▶ [What the task requires]:
Write the data out again, character for character, with no images.

[Data extract start]

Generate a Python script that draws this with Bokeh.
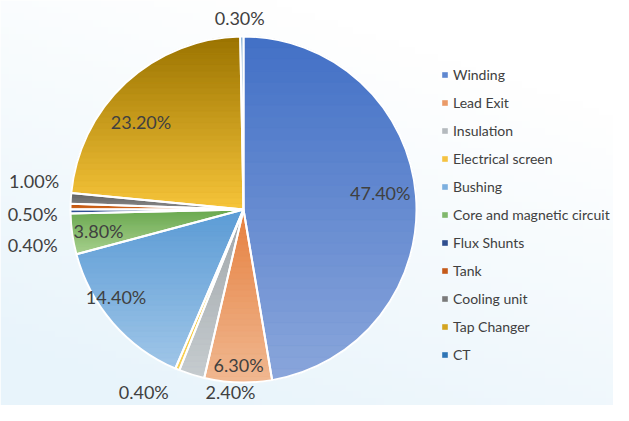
import numpy as np
from bokeh.plotting import figure
from bokeh.models import Range1d, Legend, LegendItem, ColumnDataSource
from bokeh.core.properties import value
from bokeh.embed import file_html
from bokeh.resources import INLINE

# ---- data ----
categories = ["Winding", "Lead Exit", "Insulation", "Electrical screen", "Bushing",
              "Core and magnetic circuit", "Flux Shunts", "Tank", "Cooling unit",
              "Tap Changer", "CT"]
shares = [47.4, 6.3, 2.4, 0.4, 14.4, 3.8, 0.4, 0.5, 1.0, 23.2, 0.3]
labels = ["47.40%", "6.30%", "2.40%", "0.40%", "14.40%", "3.80%", "0.40%",
          "0.50%", "1.00%", "23.20%", "0.30%"]

# ---- styles ----
base_colors = ["#5F87D0", "#EA9A68", "#B4BABE", "#F5C242", "#7CB0DF", "#80B86C",
               "#2F4E8F", "#C55A1A", "#7A7A7A", "#D4A420", "#2E75B6"]
top_colors = ["#4270C6", "#E6803F", "#A0A6AA", "#F2B800", "#5B9BD5", "#6AA84F",
              "#2F4F8F", "#C55A11", "#636363", "#9A7300", "#2E75B6"]
bot_colors = ["#8AA6DB", "#F0B891", "#C6CCCF", "#F8D25A", "#A0C6E8", "#AAD290",
              "#3A5FA6", "#D06A28", "#8E8E8E", "#F7C53A", "#3A82C2"]
label_rf = [0.77, 0.90, 1.08, 1.19, 0.86, 0.80, 1.19, 1.19, 1.19, 0.77, 1.10]
label_nudge = [(4, -5), (0, 0), (43, 4), (-21, -8), (-15, -10), (-8, 2),
               (-5, 33), (-5, 8), (-4, -15), (-12, 10), (-2, -1)]

W, H = 613, 405
cx, cy, R = 243, H - 209, 173


def hex2rgb(h):
    h = h.lstrip("#")
    return np.array([int(h[i:i + 2], 16) for i in (0, 2, 4)], dtype=float)


def mix(c1, c2, t):
    c = hex2rgb(c1) * (1 - t) + hex2rgb(c2) * t
    return "#%02x%02x%02x" % tuple(int(round(v)) for v in c)


def clip_half(pts, inside, inter):
    out = []
    n = len(pts)
    for i in range(n):
        cur, prev = pts[i], pts[i - 1]
        if inside(cur):
            if not inside(prev):
                out.append(inter(prev, cur))
            out.append(cur)
        elif inside(prev):
            out.append(inter(prev, cur))
    return out


def clip_strip(pts, lo, hi):
    def inter_y(yv):
        def f(a, b):
            t = (yv - a[1]) / (b[1] - a[1])
            return (a[0] + t * (b[0] - a[0]), yv)
        return f
    pts = clip_half(pts, lambda p_: p_[1] >= lo, inter_y(lo))
    if not pts:
        return pts
    pts = clip_half(pts, lambda p_: p_[1] <= hi, inter_y(hi))
    return pts


p = figure(width=W, height=H, output_backend="svg", toolbar_location=None,
           x_range=Range1d(0, W), y_range=Range1d(0, H),
           x_axis_type=None, y_axis_type=None, min_border=0)
p.grid.visible = False
p.outline_line_color = None
p.background_fill_color = "white"
p.border_fill_color = "white"

# background soft gradient (white top-right -> pale blue bottom-left)
gx, gy = np.meshgrid(np.linspace(0, 1, 80), np.linspace(0, 1, 60))
tt = np.clip(0.9 * (1 - gy) + 0.45 * (1 - gx) - 0.25, 0, 1)
img = np.zeros((60, 80), dtype=np.uint32)
view = img.view(dtype=np.uint8).reshape((60, 80, 4))
view[:, :, 0] = (255 * (1 - tt) + 232 * tt).astype(np.uint8)
view[:, :, 1] = (255 * (1 - tt) + 244 * tt).astype(np.uint8)
view[:, :, 2] = (255 * (1 - tt) + 251 * tt).astype(np.uint8)
view[:, :, 3] = 255
p.image_rgba(image=[img], x=0, y=0, dw=W, dh=H)

total = sum(shares)
frac = np.array(shares) / total
cum = np.concatenate([[0], np.cumsum(frac)])
ang_top = np.pi / 2 - 2 * np.pi * cum[:-1]
ang_bot = np.pi / 2 - 2 * np.pi * cum[1:]

src = ColumnDataSource(dict(cat=categories, start=ang_bot, end=ang_top, color=base_colors))
rw = p.wedge(x=cx, y=cy, radius=R, start_angle="start", end_angle="end",
             fill_color="color", line_color=None, source=src)

# gradient fill via horizontal strips
xs, ys, cols = [], [], []
for i in range(len(shares)):
    th = np.linspace(ang_top[i], ang_bot[i], max(4, int(frac[i] * 400)))
    poly = [(cx, cy)] + [(cx + R * np.cos(a), cy + R * np.sin(a)) for a in th]
    ymin = min(q[1] for q in poly)
    ymax = max(q[1] for q in poly)
    nstrip = 30
    edges = np.linspace(ymin, ymax, nstrip + 1)
    for k in range(nstrip):
        part = clip_strip(poly, edges[k], edges[k + 1])
        if len(part) < 3:
            continue
        t = 1 - (k + 0.5) / nstrip  # 0 at top, 1 at bottom
        c = mix(top_colors[i], bot_colors[i], t)
        xs.append([q[0] for q in part])
        ys.append([q[1] for q in part])
        cols.append(c)
p.patches(xs, ys, fill_color=cols, line_color=cols, line_width=0.6)

# white separators
p.wedge(x=cx, y=cy, radius=R, start_angle="start", end_angle="end",
        fill_alpha=0, line_color="white", line_width=2, source=src)

# labels
mid = 2 * np.pi * (cum[:-1] + cum[1:]) / 2
lx = [cx + label_rf[i] * R * np.sin(mid[i]) + label_nudge[i][0] for i in range(len(shares))]
ly = [cy + label_rf[i] * R * np.cos(mid[i]) - label_nudge[i][1] for i in range(len(shares))]
p.text(x=lx, y=ly, text=labels, text_align="center", text_baseline="middle",
       text_font=value("Lato"), text_font_size="18px", text_color="#404040")

items = [LegendItem(label=categories[i], renderers=[rw], index=i) for i in range(len(categories))]
legend = Legend(items=items, location=(441, 40), orientation="vertical",
                glyph_width=7, glyph_height=7, label_height=21, spacing=7,
                label_standoff=5, padding=0, margin=0,
                border_line_color=None, background_fill_alpha=0,
                label_text_font="Lato", label_text_font_size="14px",
                label_text_color="#404040")
p.add_layout(legend, "center")

open("out.html", "w").write(file_html(p, INLINE))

[Data extract end]

▶ [Solved exercise]:
Generate a Python script that draws this with Bokeh.
import numpy as np
from bokeh.plotting import figure
from bokeh.models import Range1d, Legend, LegendItem, ColumnDataSource
from bokeh.core.properties import value
from bokeh.embed import file_html
from bokeh.resources import INLINE

# ---- data ----
categories = ["Winding", "Lead Exit", "Insulation", "Electrical screen", "Bushing",
              "Core and magnetic circuit", "Flux Shunts", "Tank", "Cooling unit",
              "Tap Changer", "CT"]
shares = [47.4, 6.3, 2.4, 0.4, 14.4, 3.8, 0.4, 0.5, 1.0, 23.2, 0.3]
labels = ["47.40%", "6.30%", "2.40%", "0.40%", "14.40%", "3.80%", "0.40%",
          "0.50%", "1.00%", "23.20%", "0.30%"]

# ---- styles ----
base_colors = ["#5F87D0", "#EA9A68", "#B4BABE", "#F5C242", "#7CB0DF", "#80B86C",
               "#2F4E8F", "#C55A1A", "#7A7A7A", "#D4A420", "#2E75B6"]
top_colors = ["#4270C6", "#E6803F", "#A0A6AA", "#F2B800", "#5B9BD5", "#6AA84F",
              "#2F4F8F", "#C55A11", "#636363", "#9A7300", "#2E75B6"]
bot_colors = ["#8AA6DB", "#F0B891", "#C6CCCF", "#F8D25A", "#A0C6E8", "#AAD290",
              "#3A5FA6", "#D06A28", "#8E8E8E", "#F7C53A", "#3A82C2"]
label_rf = [0.77, 0.90, 1.08, 1.19, 0.86, 0.80, 1.19, 1.19, 1.19, 0.77, 1.10]
label_nudge = [(4, -5), (0, 0), (43, 4), (-21, -8), (-15, -10), (-8, 2),
               (-5, 33), (-5, 8), (-4, -15), (-12, 10), (-2, -1)]

W, H = 613, 405
cx, cy, R = 243, H - 209, 173


def hex2rgb(h):
    h = h.lstrip("#")
    return np.array([int(h[i:i + 2], 16) for i in (0, 2, 4)], dtype=float)


def mix(c1, c2, t):
    c = hex2rgb(c1) * (1 - t) + hex2rgb(c2) * t
    return "#%02x%02x%02x" % tuple(int(round(v)) for v in c)


def clip_half(pts, inside, inter):
    out = []
    n = len(pts)
    for i in range(n):
        cur, prev = pts[i], pts[i - 1]
        if inside(cur):
            if not inside(prev):
                out.append(inter(prev, cur))
            out.append(cur)
        elif inside(prev):
            out.append(inter(prev, cur))
    return out


def clip_strip(pts, lo, hi):
    def inter_y(yv):
        def f(a, b):
            t = (yv - a[1]) / (b[1] - a[1])
            return (a[0] + t * (b[0] - a[0]), yv)
        return f
    pts = clip_half(pts, lambda p_: p_[1] >= lo, inter_y(lo))
    if not pts:
        return pts
    pts = clip_half(pts, lambda p_: p_[1] <= hi, inter_y(hi))
    return pts


p = figure(width=W, height=H, output_backend="svg", toolbar_location=None,
           x_range=Range1d(0, W), y_range=Range1d(0, H),
           x_axis_type=None, y_axis_type=None, min_border=0)
p.grid.visible = False
p.outline_line_color = None
p.background_fill_color = "white"
p.border_fill_color = "white"

# background soft gradient (white top-right -> pale blue bottom-left)
gx, gy = np.meshgrid(np.linspace(0, 1, 80), np.linspace(0, 1, 60))
tt = np.clip(0.9 * (1 - gy) + 0.45 * (1 - gx) - 0.25, 0, 1)
img = np.zeros((60, 80), dtype=np.uint32)
view = img.view(dtype=np.uint8).reshape((60, 80, 4))
view[:, :, 0] = (255 * (1 - tt) + 232 * tt).astype(np.uint8)
view[:, :, 1] = (255 * (1 - tt) + 244 * tt).astype(np.uint8)
view[:, :, 2] = (255 * (1 - tt) + 251 * tt).astype(np.uint8)
view[:, :, 3] = 255
p.image_rgba(image=[img], x=0, y=0, dw=W, dh=H)

total = sum(shares)
frac = np.array(shares) / total
cum = np.concatenate([[0], np.cumsum(frac)])
ang_top = np.pi / 2 - 2 * np.pi * cum[:-1]
ang_bot = np.pi / 2 - 2 * np.pi * cum[1:]

src = ColumnDataSource(dict(cat=categories, start=ang_bot, end=ang_top, color=base_colors))
rw = p.wedge(x=cx, y=cy, radius=R, start_angle="start", end_angle="end",
             fill_color="color", line_color=None, source=src)

# gradient fill via horizontal strips
xs, ys, cols = [], [], []
for i in range(len(shares)):
    th = np.linspace(ang_top[i], ang_bot[i], max(4, int(frac[i] * 400)))
    poly = [(cx, cy)] + [(cx + R * np.cos(a), cy + R * np.sin(a)) for a in th]
    ymin = min(q[1] for q in poly)
    ymax = max(q[1] for q in poly)
    nstrip = 30
    edges = np.linspace(ymin, ymax, nstrip + 1)
    for k in range(nstrip):
        part = clip_strip(poly, edges[k], edges[k + 1])
        if len(part) < 3:
            continue
        t = 1 - (k + 0.5) / nstrip  # 0 at top, 1 at bottom
        c = mix(top_colors[i], bot_colors[i], t)
        xs.append([q[0] for q in part])
        ys.append([q[1] for q in part])
        cols.append(c)
p.patches(xs, ys, fill_color=cols, line_color=cols, line_width=0.6)

# white separators
p.wedge(x=cx, y=cy, radius=R, start_angle="start", end_angle="end",
        fill_alpha=0, line_color="white", line_width=2, source=src)

# labels
mid = 2 * np.pi * (cum[:-1] + cum[1:]) / 2
lx = [cx + label_rf[i] * R * np.sin(mid[i]) + label_nudge[i][0] for i in range(len(shares))]
ly = [cy + label_rf[i] * R * np.cos(mid[i]) - label_nudge[i][1] for i in range(len(shares))]
p.text(x=lx, y=ly, text=labels, text_align="center", text_baseline="middle",
       text_font=value("Lato"), text_font_size="18px", text_color="#404040")

items = [LegendItem(label=categories[i], renderers=[rw], index=i) for i in range(len(categories))]
legend = Legend(items=items, location=(441, 40), orientation="vertical",
                glyph_width=7, glyph_height=7, label_height=21, spacing=7,
                label_standoff=5, padding=0, margin=0,
                border_line_color=None, background_fill_alpha=0,
                label_text_font="Lato", label_text_font_size="14px",
                label_text_color="#404040")
p.add_layout(legend, "center")

open("out.html", "w").write(file_html(p, INLINE))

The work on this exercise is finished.